Im Beschwerdefall ist jedoch weiter von der Rechtskraft der Befreiungsbescheide auszugehen. Es besteht daher insbesondere auch keine rechtliche Verpflichtung der Beschwerdeführerin, die ins Treffen geführten Verträge über die Anmietung von Parkplätzen aufrechtzuerhalten.

Die Beschwerden sind daher nicht geeignet, eine Rechtswidrigkeit der angefochtenen Bescheide aufzuzeigen.

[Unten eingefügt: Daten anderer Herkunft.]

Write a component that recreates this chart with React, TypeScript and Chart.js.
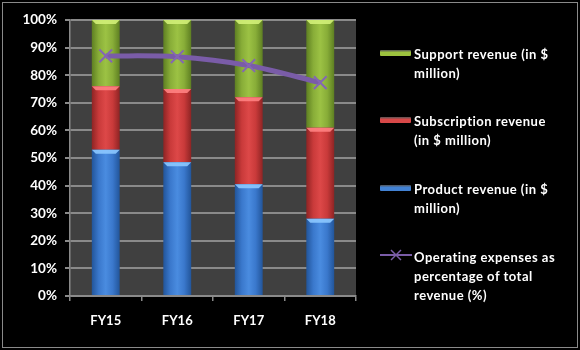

Die Beschwerden waren deshalb gemäß § 42 Abs. 1 VwGG als unbegründet abzuweisen. Der erstmals in der Beschwerdeergänzung außerhalb der Beschwerdefrist (vgl. § 39 Abs. 1 Z. 1 VwGG) von der Beschwerdeführerin gestellte Verhandlungsantrag war nicht zu berücksichtigen (vgl. Erkenntnis vom , 509/73, VwSlg. 4736 F/1974, u.v.a. zuletzt etwa die Erkenntnisse vom , 95/09/0299,

, 95/04/0131).

Die Kostenentscheidung gründet sich auf die §§ 47 ff VwGG in Verbindung mit der Verordnung des Bundeskanzlers BGBl. Nr. 416/1994, insbesondere deren Art. III Abs. 2.